• [EXERCISE] Please write out the lines of the data exactly, beginning with the first and ending with the line containing "eff50b_q, eff50b_h = [34.3, 31.5], [5.12, 4.41]"; leave the pictures behind.
--
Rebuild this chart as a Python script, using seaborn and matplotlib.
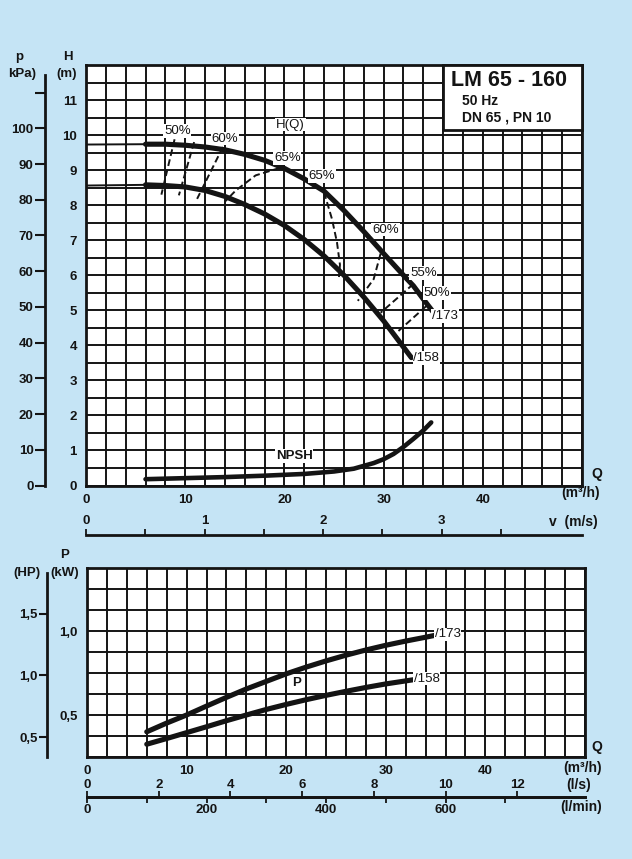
import matplotlib
matplotlib.use("Agg")
import matplotlib.pyplot as plt
import seaborn as sns
from matplotlib.patches import Rectangle
from matplotlib.ticker import MultipleLocator

# ---- data (Q in m3/h) ----
# head curves H(Q), impeller 173 and 158
q_173 = [6, 8, 10, 12, 14, 16, 18, 20, 22, 24, 26, 28, 30, 32, 33, 34, 35]
h_173 = [9.74, 9.74, 9.71, 9.66, 9.58, 9.45, 9.28, 9.05, 8.75, 8.40, 7.85, 7.25, 6.62, 6.00, 5.70, 5.32, 4.95]
q_158 = [6, 8, 10, 12, 14, 16, 18, 20, 22, 24, 26, 28, 30, 32, 32.8]
h_158 = [8.58, 8.56, 8.52, 8.42, 8.25, 8.02, 7.75, 7.42, 7.02, 6.55, 6.00, 5.38, 4.70, 3.95, 3.65]
# thin start of the head curves
q_ext = [0, 6]
h_173_ext = [9.73, 9.74]
h_158_ext = [8.56, 8.58]

# NPSH
q_npsh = [6, 10, 14, 18, 22, 25, 27, 29, 30, 31, 32, 33, 34, 34.8]
npsh = [0.18, 0.21, 0.24, 0.28, 0.33, 0.40, 0.48, 0.64, 0.75, 0.90, 1.10, 1.33, 1.57, 1.80]

# iso efficiency lines (dashed)
eff50a_q, eff50a_h = [8.93, 7.6], [9.88, 8.30]
eff55a_q, eff55a_h = [10.9, 9.36], [9.80, 8.28]
eff60a_q, eff60a_h = [13.8, 11.2], [9.66, 8.18]
eff65a_q, eff65a_h = [19.5, 17.1, 15.1, 14.0], [9.06, 8.85, 8.42, 8.10]
eff65b_q, eff65b_h = [24.0, 24.8, 25.3, 25.6, 25.5], [8.37, 7.60, 6.94, 6.30, 5.95]
eff60b_q, eff60b_h = [29.7, 29.0, 27.4], [6.62, 5.89, 5.27]
eff55b_q, eff55b_h = [33.0, 29.7], [5.75, 4.93]
eff50b_q, eff50b_h = [34.3, 31.5], [5.12, 4.41]

# power P(Q) in kW
q_p173 = [6, 8, 10, 12, 14, 16, 18, 20, 22, 24, 26, 28, 30, 32, 34, 35]
p_173 = [0.40, 0.452, 0.50, 0.553, 0.605, 0.655, 0.70, 0.745, 0.785, 0.822, 0.856, 0.887, 0.915, 0.94, 0.963, 0.975]
q_p158 = [6, 8, 10, 12, 14, 16, 18, 20, 22, 24, 26, 28, 30, 32, 33]
p_158 = [0.326, 0.36, 0.395, 0.43, 0.466, 0.50, 0.533, 0.563, 0.591, 0.617, 0.641, 0.664, 0.685, 0.703, 0.712]

q_ticks = [0, 10, 20, 30, 40]
h_ticks = list(range(0, 12))
kpa_ticks = list(range(0, 120, 10))
v_ticks = [0, 1, 2, 3]
kw_ticks = [0.5, 1.0]
kw_labels = ["0,5", "1,0"]
hp_ticks = [0.5, 1.0, 1.5]
hp_labels = ["0,5", "1,0", "1,5"]
ls_ticks = [0, 2, 4, 6, 8, 10, 12]
lmin_ticks = list(range(0, 800, 100))

# ---- style ----
sns.set_theme(style="white")
plt.rcParams['font.family'] = ['Liberation Sans', 'DejaVu Sans']
plt.rcParams['font.weight'] = 'bold'
ink = "#141414"
bg = "#c5e4f5"
W, H = 632, 859

fig = plt.figure(figsize=(W / 100, H / 100), dpi=100, facecolor=bg)
ax = fig.add_axes([86 / W, 1 - 485.5 / H, 496 / W, 420.5 / H])
ax2 = fig.add_axes([87 / W, 1 - 757 / H, 498 / W, 189 / H])


def grid_axes(a, ystep):
    a.set_facecolor("white")
    a.xaxis.set_minor_locator(MultipleLocator(2))
    a.yaxis.set_minor_locator(MultipleLocator(ystep))
    a.grid(which="both", color=ink, lw=1.4)
    for s in a.spines.values():
        s.set_color(ink)
        s.set_linewidth(2.0)
    a.tick_params(which="minor", length=0)
    a.tick_params(axis="x", which="major", length=4, width=1.3, pad=2,
                  labelsize=9.5, colors=ink)
    a.tick_params(axis="y", which="major", length=5.5, width=1.5, pad=1,
                  labelsize=9.5, colors=ink)


grid_axes(ax, 0.5)
grid_axes(ax2, 0.125)

thick = dict(color=ink, lw=3.7, sort=False, estimator=None)
dash = dict(color=ink, lw=1.4, ls=(0, (3.5, 1.8)), sort=False, estimator=None)

# ---- head panel ----
sns.lineplot(x=q_ext, y=h_173_ext, ax=ax, color=ink, lw=1.4)
sns.lineplot(x=q_ext, y=h_158_ext, ax=ax, color=ink, lw=1.4)
sns.lineplot(x=q_173, y=h_173, ax=ax, **thick)
sns.lineplot(x=q_158, y=h_158, ax=ax, **thick)
sns.lineplot(x=q_npsh, y=npsh, ax=ax, color=ink, lw=3.3, sort=False, estimator=None)
for qq, hh in [(eff50a_q, eff50a_h), (eff55a_q, eff55a_h), (eff60a_q, eff60a_h),
               (eff65a_q, eff65a_h), (eff65b_q, eff65b_h), (eff60b_q, eff60b_h),
               (eff55b_q, eff55b_h), (eff50b_q, eff50b_h)]:
    sns.lineplot(x=qq, y=hh, ax=ax, **dash)

ax.set_xlim(0, 50)
ax.set_ylim(0, 12)
ax.set_xticks(q_ticks)
ax.set_yticks(h_ticks)
ax.set_xlabel("")
ax.set_ylabel("")

wb = dict(fc="white", ec="none", pad=0.6)
lab = dict(fontsize=9.5, fontweight="normal", color=ink, ha="center", va="center",
           bbox=wb, zorder=4)
ax.text(9.2, 10.11, "50%", **lab)
ax.text(14.0, 9.90, "60%", **lab)
ax.text(20.6, 10.30, "H(Q)", **lab)
ax.text(20.3, 9.35, "65%", **lab)
ax.text(23.8, 8.83, "65%", **lab)
ax.text(30.2, 7.30, "60%", **lab)
ax.text(34.0, 6.06, "55%", **lab)
ax.text(35.4, 5.49, "50%", **lab)
ax.text(21.0, 0.85, "NPSH", fontsize=9.5, color=ink,
        ha="center", va="center", bbox=wb, zorder=4)
end = dict(fontsize=9.5, fontweight="normal", color=ink, ha="left", va="center",
           bbox=wb, zorder=4)
ax.text(34.9, 4.84, "/173", **end)
ax.text(33.0, 3.64, "/158", **end)

ax.add_patch(Rectangle((36, 10.15), 14, 1.85, fc="white", ec=ink, lw=2.0,
                       zorder=3, clip_on=False))
ax.text(36.8, 11.56, "LM 65 - 160", fontsize=15.5, color=ink, ha="left", va="center", zorder=5)
ax.text(37.9, 10.96, "50 Hz", fontsize=10, color=ink, ha="left", va="center", zorder=5)
ax.text(37.9, 10.50, "DN 65 , PN 10", fontsize=10, color=ink, ha="left", va="center", zorder=5)

# pressure scale
kpa = ax.secondary_yaxis(-0.083, functions=(lambda h: h * 9.81, lambda p: p / 9.81))
kpa.set_yticks(kpa_ticks)
kpa.set_yticklabels([str(t) if t <= 100 else "" for t in kpa_ticks])
kpa.tick_params(length=7, width=1.5, pad=1, labelsize=9.5, colors=ink)
kpa.spines["left"].set_linewidth(2.0)
kpa.spines["left"].set_color(ink)
kpa.spines["left"].set_bounds(0, 115)

# velocity scale
vax = ax.secondary_xaxis(-0.118, functions=(lambda q: q / 11.95, lambda v: v * 11.95))
vax.set_alignment("top")
vax.set_xticks(v_ticks)
vax.set_xticks([0.5, 1.5, 2.5, 3.5], minor=True)
vax.tick_params(which="both", length=4.5, width=1.3, pad=1, labelsize=9.5, colors=ink)
vax.spines["top"].set_linewidth(2.0)
vax.spines["top"].set_color(ink)

# ---- power panel ----
sns.lineplot(x=q_p173, y=p_173, ax=ax2, **thick)
sns.lineplot(x=q_p158, y=p_158, ax=ax2, **thick)
ax2.set_xlim(0, 50)
ax2.set_ylim(0.25, 1.375)
ax2.set_xticks(q_ticks)
ax2.set_yticks(kw_ticks)
ax2.set_yticklabels(kw_labels)
ax2.set_xlabel("")
ax2.set_ylabel("")
ax2.text(21.0, 0.693, "P", fontsize=9.5, color=ink,
         ha="center", va="center", bbox=wb, zorder=4)
ax2.text(34.9, 0.98, "/173", **end)
ax2.text(32.8, 0.717, "/158", **end)

hp = ax2.secondary_yaxis(-0.080, functions=(lambda kw: kw / 0.7355, lambda p: p * 0.7355))
hp.set_yticks(hp_ticks)
hp.set_yticklabels(hp_labels)
hp.tick_params(length=6, width=1.5, pad=1, labelsize=9.5, colors=ink)
hp.spines["left"].set_linewidth(2.0)
hp.spines["left"].set_color(ink)
hp.spines["left"].set_bounds(0.34, 1.83)

lsx = ax2.secondary_xaxis(-0.212, functions=(lambda q: q / 3.6, lambda s: s * 3.6))
lsx.set_alignment("top")
lsx.set_xticks(ls_ticks)
lsx.tick_params(length=4, width=1.3, pad=0.5, labelsize=9.5, colors=ink)
lsx.spines["top"].set_linewidth(2.0)
lsx.spines["top"].set_color(ink)

lmx = ax2.secondary_xaxis(-0.212, functions=(lambda q: q * 1000 / 60, lambda m: m * 0.06))
lmx.set_xticks(lmin_ticks)
lmx.set_xticklabels([str(t) if t % 200 == 0 else "" for t in lmin_ticks])
lmx.tick_params(length=4, width=1.3, pad=1, labelsize=9.5, colors=ink)
lmx.spines["bottom"].set_linewidth(2.0)
lmx.spines["bottom"].set_color(ink)


# ---- axis titles (figure pixels) ----
def ftext(x, y, s, **kw):
    kw.setdefault("fontsize", 9.5)
    fig.text(x / W, 1 - y / H, s, ha=kw.pop("ha", "center"), va="center", color=ink, **kw)


ftext(19, 57, "p")
ftext(22, 74, "kPa)")
ftext(68, 57, "H")
ftext(67, 74, "(m)")
ftext(597, 474, "Q", fontsize=10)
ftext(581, 493, "(m³/h)", fontsize=10)
ftext(573, 522, "v  (m/s)", fontsize=10)

ftext(65, 555, "P")
ftext(27, 573, "(HP)")
ftext(65, 573, "(kW)")
ftext(597, 747, "Q", fontsize=10)
ftext(583, 768, "(m³/h)", fontsize=10)
ftext(579, 785, "(l/s)", fontsize=10)
ftext(581, 807, "(l/min)", fontsize=10)

fig.savefig("out.png", dpi=100, facecolor=bg)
--
• [WORKED SOLUTION]
Rebuild this chart as a Python script, using seaborn and matplotlib.
import matplotlib
matplotlib.use("Agg")
import matplotlib.pyplot as plt
import seaborn as sns
from matplotlib.patches import Rectangle
from matplotlib.ticker import MultipleLocator

# ---- data (Q in m3/h) ----
# head curves H(Q), impeller 173 and 158
q_173 = [6, 8, 10, 12, 14, 16, 18, 20, 22, 24, 26, 28, 30, 32, 33, 34, 35]
h_173 = [9.74, 9.74, 9.71, 9.66, 9.58, 9.45, 9.28, 9.05, 8.75, 8.40, 7.85, 7.25, 6.62, 6.00, 5.70, 5.32, 4.95]
q_158 = [6, 8, 10, 12, 14, 16, 18, 20, 22, 24, 26, 28, 30, 32, 32.8]
h_158 = [8.58, 8.56, 8.52, 8.42, 8.25, 8.02, 7.75, 7.42, 7.02, 6.55, 6.00, 5.38, 4.70, 3.95, 3.65]
# thin start of the head curves
q_ext = [0, 6]
h_173_ext = [9.73, 9.74]
h_158_ext = [8.56, 8.58]

# NPSH
q_npsh = [6, 10, 14, 18, 22, 25, 27, 29, 30, 31, 32, 33, 34, 34.8]
npsh = [0.18, 0.21, 0.24, 0.28, 0.33, 0.40, 0.48, 0.64, 0.75, 0.90, 1.10, 1.33, 1.57, 1.80]

# iso efficiency lines (dashed)
eff50a_q, eff50a_h = [8.93, 7.6], [9.88, 8.30]
eff55a_q, eff55a_h = [10.9, 9.36], [9.80, 8.28]
eff60a_q, eff60a_h = [13.8, 11.2], [9.66, 8.18]
eff65a_q, eff65a_h = [19.5, 17.1, 15.1, 14.0], [9.06, 8.85, 8.42, 8.10]
eff65b_q, eff65b_h = [24.0, 24.8, 25.3, 25.6, 25.5], [8.37, 7.60, 6.94, 6.30, 5.95]
eff60b_q, eff60b_h = [29.7, 29.0, 27.4], [6.62, 5.89, 5.27]
eff55b_q, eff55b_h = [33.0, 29.7], [5.75, 4.93]
eff50b_q, eff50b_h = [34.3, 31.5], [5.12, 4.41]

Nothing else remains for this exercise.